# [Entries provided]
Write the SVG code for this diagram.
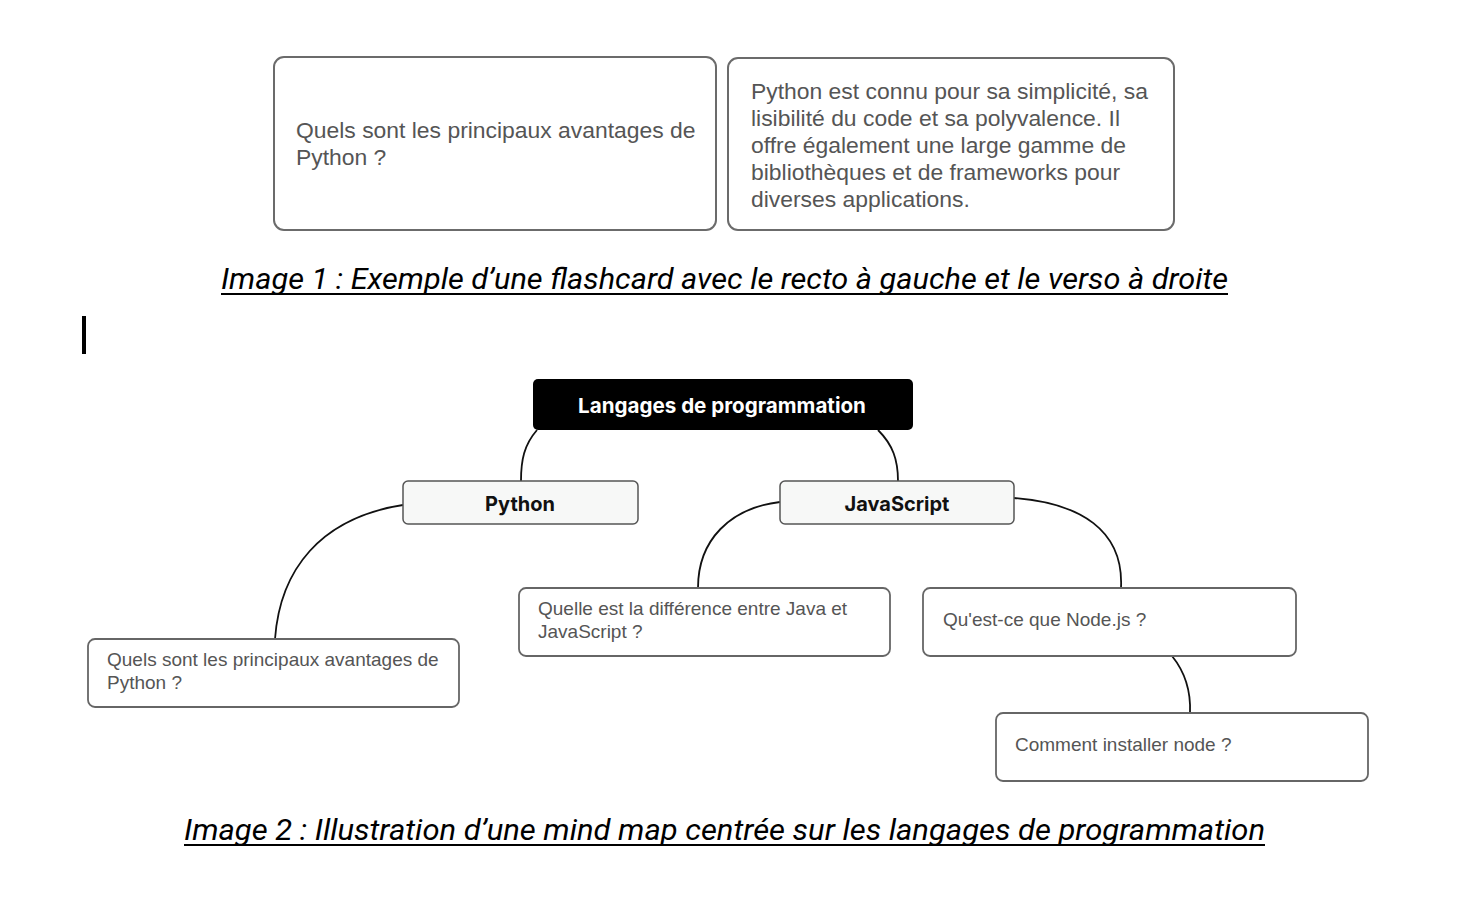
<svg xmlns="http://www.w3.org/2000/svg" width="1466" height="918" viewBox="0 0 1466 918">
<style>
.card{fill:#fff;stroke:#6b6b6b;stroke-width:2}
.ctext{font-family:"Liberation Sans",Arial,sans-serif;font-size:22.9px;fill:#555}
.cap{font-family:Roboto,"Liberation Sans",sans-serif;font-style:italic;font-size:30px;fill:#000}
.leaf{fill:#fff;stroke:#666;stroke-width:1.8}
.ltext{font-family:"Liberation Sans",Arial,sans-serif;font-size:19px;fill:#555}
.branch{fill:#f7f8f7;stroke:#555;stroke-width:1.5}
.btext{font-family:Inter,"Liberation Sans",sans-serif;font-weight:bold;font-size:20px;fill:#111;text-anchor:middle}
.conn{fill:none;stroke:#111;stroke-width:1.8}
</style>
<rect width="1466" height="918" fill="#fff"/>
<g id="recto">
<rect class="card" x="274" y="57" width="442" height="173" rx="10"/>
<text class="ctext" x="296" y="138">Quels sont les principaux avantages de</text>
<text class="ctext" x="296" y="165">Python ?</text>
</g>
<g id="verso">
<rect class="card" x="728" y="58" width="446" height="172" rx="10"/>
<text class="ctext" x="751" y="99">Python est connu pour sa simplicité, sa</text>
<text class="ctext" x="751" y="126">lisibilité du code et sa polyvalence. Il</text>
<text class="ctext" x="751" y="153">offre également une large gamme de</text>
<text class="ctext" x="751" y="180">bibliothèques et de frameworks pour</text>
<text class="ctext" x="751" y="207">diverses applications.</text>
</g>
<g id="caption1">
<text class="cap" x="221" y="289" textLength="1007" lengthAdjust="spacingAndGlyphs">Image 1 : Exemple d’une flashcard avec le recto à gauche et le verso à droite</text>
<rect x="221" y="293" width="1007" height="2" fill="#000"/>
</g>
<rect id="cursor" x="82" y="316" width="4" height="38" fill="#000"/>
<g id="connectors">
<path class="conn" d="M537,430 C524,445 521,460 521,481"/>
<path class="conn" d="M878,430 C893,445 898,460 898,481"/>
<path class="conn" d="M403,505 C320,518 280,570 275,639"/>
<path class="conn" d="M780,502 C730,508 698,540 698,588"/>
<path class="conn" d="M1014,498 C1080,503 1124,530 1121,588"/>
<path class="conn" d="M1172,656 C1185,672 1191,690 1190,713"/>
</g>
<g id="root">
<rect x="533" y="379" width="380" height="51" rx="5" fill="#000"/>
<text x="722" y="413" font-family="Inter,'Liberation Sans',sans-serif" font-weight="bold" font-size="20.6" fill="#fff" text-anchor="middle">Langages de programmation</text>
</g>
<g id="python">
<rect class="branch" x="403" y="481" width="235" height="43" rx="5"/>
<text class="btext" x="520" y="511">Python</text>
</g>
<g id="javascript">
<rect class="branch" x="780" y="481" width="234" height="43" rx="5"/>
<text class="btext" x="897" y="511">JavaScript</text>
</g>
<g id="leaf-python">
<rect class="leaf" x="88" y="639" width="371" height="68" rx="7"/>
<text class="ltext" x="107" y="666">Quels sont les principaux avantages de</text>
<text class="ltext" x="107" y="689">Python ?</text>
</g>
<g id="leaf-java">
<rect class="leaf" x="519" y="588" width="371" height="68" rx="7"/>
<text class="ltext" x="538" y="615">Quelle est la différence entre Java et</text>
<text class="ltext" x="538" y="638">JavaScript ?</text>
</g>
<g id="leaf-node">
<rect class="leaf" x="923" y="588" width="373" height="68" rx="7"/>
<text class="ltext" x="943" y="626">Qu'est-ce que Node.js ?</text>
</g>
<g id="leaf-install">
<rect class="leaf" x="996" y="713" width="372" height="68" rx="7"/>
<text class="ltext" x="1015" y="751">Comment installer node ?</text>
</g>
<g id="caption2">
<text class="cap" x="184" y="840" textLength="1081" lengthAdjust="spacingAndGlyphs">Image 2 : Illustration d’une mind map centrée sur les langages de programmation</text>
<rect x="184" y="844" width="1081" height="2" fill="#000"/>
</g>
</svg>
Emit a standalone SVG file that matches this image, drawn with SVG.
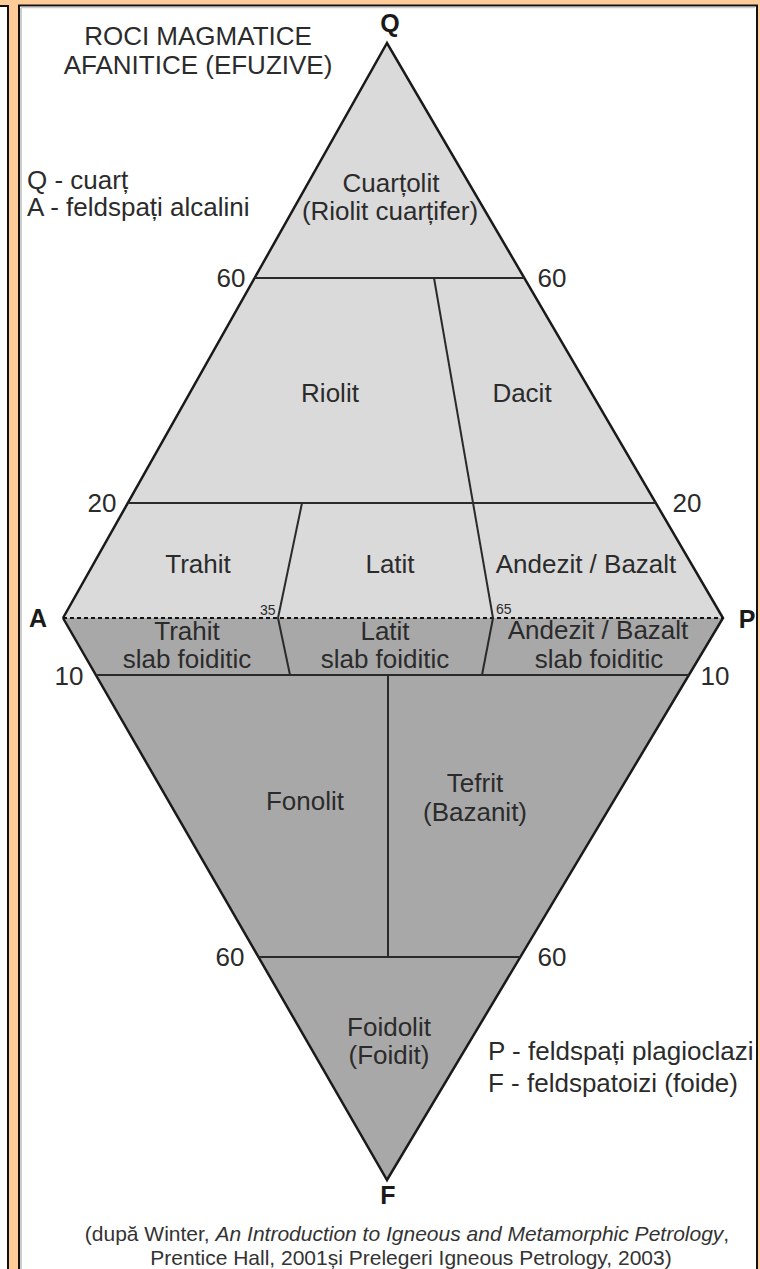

# [Requirements]
Collect the lines of the data that carry the word "code".

# [Solution to this task]
Write the SVG code for this diagram.
<text class="ctext" x="751" y="126">lisibilité du code et sa polyvalence. Il</text>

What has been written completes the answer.